Some think judge got it wrong; that much is clear from the impassioned comments to my last post. Perhaps his decision will be overturned on appeal. But as anyone who has been to court will know, in an emotional and finely balanced trial, judges make rulings on the basis of a mixture of raw facts and the general impression the receive after hearing evidence from witnesses being tested under cross examination from barristers.
In a complex case such as this, it is hard to see how anyone can come to a judgment, let alone one of the immovable certainty which Booker appears to have reached, without attending some of the hearing or at least reading a transcript of the evidence.
The fact remains that although Booker may be disappointed that he cannot name the players in the case, he did not spend one minute attending the match. He then went on to provide a strongly worded opinion piece in a national newspaper based wholly on the evidence of the mother.
Surely the fact that Booker cannot name the people involved in the case (for now) does not absolve him of the basic requirements of investigative reporting, namely to listen to both sides of the story and not to reach a conclusion before doing so.
Moreover, he is a professional journalist and, unlike the general public – many of whom are angry at the way in which family courts go about their business – has the opportunity to attend court and then provide an alternative judgment if necessary. Arguably in an anonymised case, which is harder to report from a distance, he has an even more urgent responsibility to do so.

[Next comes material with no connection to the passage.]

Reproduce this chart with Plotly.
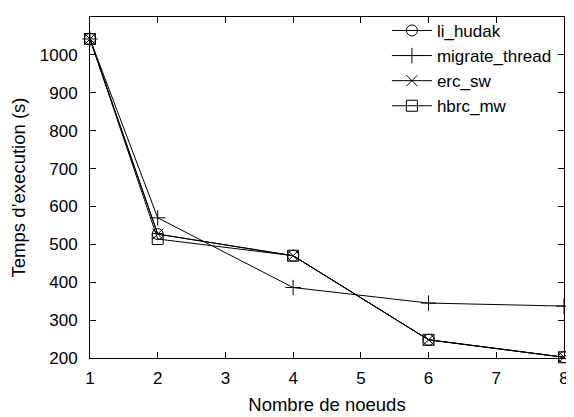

This debate keys into the wider one on privacy in the courts. The opening up of the family courts to journalists, albeit with restrictions on who can be named, should have allowed the media to come to more informed judgments on cases. Perhaps some had become more comfortable with making olympian judgments from afar. This is a shame, as if there are problems in the courts and the family justice system in general, journalists are best placed to expose them.
The fact that Booker hasn’t linked to my piece and that comments have been disabled “for legal reasons” means that this isn’t much of a debate anyway. As many at the #lawblogs event last Thursday (more on this soon; for now see this report by James Wilson) emphasised, hyperlinks are absolutely crucial to legal blogging and reporting, as they allow readers to examine the primary sources a writer is commenting on for themselves, and then decide if they agree.
The fact that none of Booker’s articles link to the ruling he is complaining about or the blog he has disagreed with are perhaps indicative of his style of taking no prisoners but also to a large extend preaching to the converted.